Set down each entry exactly as given; pictures should not appear in the copy.
Start of Data provided
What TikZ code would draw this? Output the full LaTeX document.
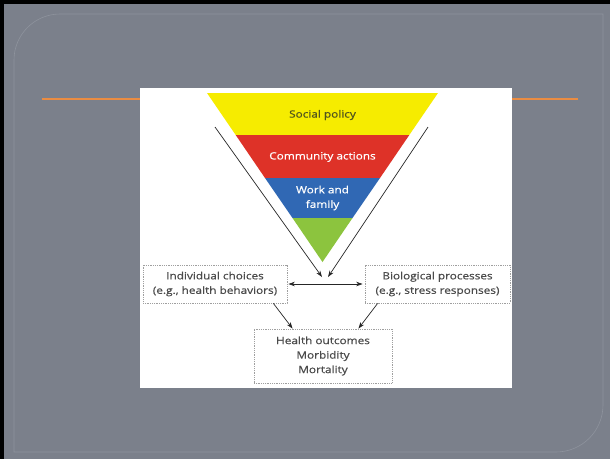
\documentclass[tikz,border=0pt]{standalone}
\usepackage{fontspec}
\usepackage{tikz}
\usetikzlibrary{positioning,arrows.meta}
\newfontfamily\diagfont[FakeStretch=1.18,FakeBold=0.6]{Open Sans}
\definecolor{slidegray}{RGB}{123,128,139}
\definecolor{framegray}{RGB}{142,147,157}
\definecolor{lineorange}{RGB}{234,140,66}
\definecolor{bandyellow}{RGB}{246,236,0}
\definecolor{bandred}{RGB}{222,50,40}
\definecolor{bandblue}{RGB}{48,104,180}
\definecolor{bandgreen}{RGB}{140,196,62}
\definecolor{olivetext}{RGB}{80,84,30}
\definecolor{boxtext}{RGB}{75,75,75}
\tikzset{%
  every box/.style={
    draw=gray!75,
    densely dotted,
    line width=0.8pt,
    fill=white,
    align=center,
    inner sep=0pt,
    text=boxtext,
    font=\diagfont\fontsize{10}{14.5}\selectfont
  },
  band label/.style={
    align=center,
    font=\diagfont\fontsize{10}{14.5}\selectfont
  },
}

\begin{document}
\begin{tikzpicture}[x=1pt,y=-1pt]
    \tikzstyle{link}=[->,>={Stealth[length=6.5pt,width=4.5pt]},line width=0.7pt,black!85]
    % slide background
    \fill[black] (0,0) rectangle (610,459);
    \fill[slidegray] (4,4) rectangle (610,459);
    \draw[framegray,line width=0.6pt] (14,452) -- (14,60) arc (180:270:46) -- (603,14) -- (603,405) arc (0:90:47) -- cycle;
    \draw[lineorange,line width=1.3pt] (42,99) -- (578,99);
    \fill[white] (140,88) rectangle (512,388);
    % inverted triangle
    \fill[bandyellow] (207,93) -- (438,93) -- (409.3,135) -- (235.7,135) -- cycle;
    \fill[bandred] (235.7,135) -- (409.3,135) -- (380,178) -- (265,178) -- cycle;
    \fill[bandblue] (265,178) -- (380,178) -- (352.5,218) -- (292.5,218) -- cycle;
    \fill[bandgreen] (292.5,218) -- (352.5,218) -- (322.5,262) -- cycle;
    \node[band label,text=olivetext](social) at (322.5,115){Social policy};
    \node[band label,text=white](community) at (322.5,157){Community actions};
    \node[band label,text=white](work) at (322.5,198){Work and\\family};
    % side arrows
    \coordinate (ltop) at (215,127);
    \coordinate (lend) at (322,277);
    \coordinate (rtop) at (428,127);
    \coordinate (rend) at (328,277);
    \draw[link] (ltop) -- (lend);
    \draw[link] (rtop) -- (rend);
    % boxes
    \node[every box,minimum width=144,minimum height=38](choices) at (215,284){Individual choices\\(e.g., health behaviors)};
    \node[every box,minimum width=145,minimum height=38](biology) at (437.5,284){Biological processes\\(e.g., stress responses)};
    \node[every box,minimum width=138,minimum height=54](outcomes) at (323,356){Health outcomes\\Morbidity\\Mortality};
    \draw[link,<->,shorten <=1pt,shorten >=2pt] (choices) -- (biology);
    \draw[link] ([xshift=-14]choices.south east) -- ([xshift=39]outcomes.north west);
    \draw[link] ([xshift=13]biology.south west) -- ([xshift=-34]outcomes.north east);
\end{tikzpicture}
\end{document}
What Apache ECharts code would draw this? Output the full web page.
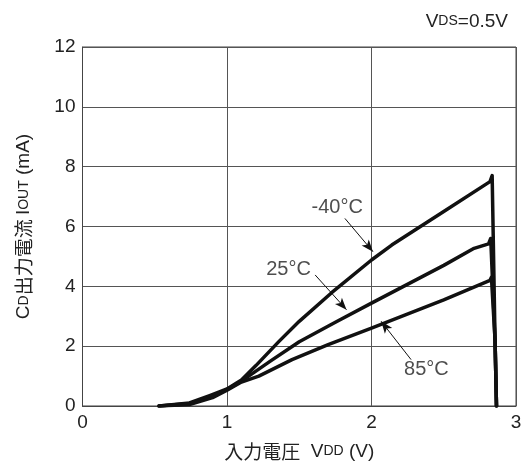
End of Data provided
= Answer to this problem =
What TikZ code would draw this? Output the full LaTeX document.
\documentclass[tikz,border=0pt]{standalone}
\usepackage{fontspec}
\usepackage{tikz}
\usetikzlibrary{positioning,arrows.meta}
\newfontfamily\diagfont[FakeStretch=1.18,FakeBold=0.6]{Open Sans}
\definecolor{slidegray}{RGB}{123,128,139}
\definecolor{framegray}{RGB}{142,147,157}
\definecolor{lineorange}{RGB}{234,140,66}
\definecolor{bandyellow}{RGB}{246,236,0}
\definecolor{bandred}{RGB}{222,50,40}
\definecolor{bandblue}{RGB}{48,104,180}
\definecolor{bandgreen}{RGB}{140,196,62}
\definecolor{olivetext}{RGB}{80,84,30}
\definecolor{boxtext}{RGB}{75,75,75}
\tikzset{%
  every box/.style={
    draw=gray!75,
    densely dotted,
    line width=0.8pt,
    fill=white,
    align=center,
    inner sep=0pt,
    text=boxtext,
    font=\diagfont\fontsize{10}{14.5}\selectfont
  },
  band label/.style={
    align=center,
    font=\diagfont\fontsize{10}{14.5}\selectfont
  },
}

\begin{document}
\begin{tikzpicture}[x=1pt,y=-1pt]
    \tikzstyle{link}=[->,>={Stealth[length=6.5pt,width=4.5pt]},line width=0.7pt,black!85]
    % slide background
    \fill[black] (0,0) rectangle (610,459);
    \fill[slidegray] (4,4) rectangle (610,459);
    \draw[framegray,line width=0.6pt] (14,452) -- (14,60) arc (180:270:46) -- (603,14) -- (603,405) arc (0:90:47) -- cycle;
    \draw[lineorange,line width=1.3pt] (42,99) -- (578,99);
    \fill[white] (140,88) rectangle (512,388);
    % inverted triangle
    \fill[bandyellow] (207,93) -- (438,93) -- (409.3,135) -- (235.7,135) -- cycle;
    \fill[bandred] (235.7,135) -- (409.3,135) -- (380,178) -- (265,178) -- cycle;
    \fill[bandblue] (265,178) -- (380,178) -- (352.5,218) -- (292.5,218) -- cycle;
    \fill[bandgreen] (292.5,218) -- (352.5,218) -- (322.5,262) -- cycle;
    \node[band label,text=olivetext](social) at (322.5,115){Social policy};
    \node[band label,text=white](community) at (322.5,157){Community actions};
    \node[band label,text=white](work) at (322.5,198){Work and\\family};
    % side arrows
    \coordinate (ltop) at (215,127);
    \coordinate (lend) at (322,277);
    \coordinate (rtop) at (428,127);
    \coordinate (rend) at (328,277);
    \draw[link] (ltop) -- (lend);
    \draw[link] (rtop) -- (rend);
    % boxes
    \node[every box,minimum width=144,minimum height=38](choices) at (215,284){Individual choices\\(e.g., health behaviors)};
    \node[every box,minimum width=145,minimum height=38](biology) at (437.5,284){Biological processes\\(e.g., stress responses)};
    \node[every box,minimum width=138,minimum height=54](outcomes) at (323,356){Health outcomes\\Morbidity\\Mortality};
    \draw[link,<->,shorten <=1pt,shorten >=2pt] (choices) -- (biology);
    \draw[link] ([xshift=-14]choices.south east) -- ([xshift=39]outcomes.north west);
    \draw[link] ([xshift=13]biology.south west) -- ([xshift=-34]outcomes.north east);
\end{tikzpicture}
\end{document}
What Apache ECharts code would draw this? Output the full web page.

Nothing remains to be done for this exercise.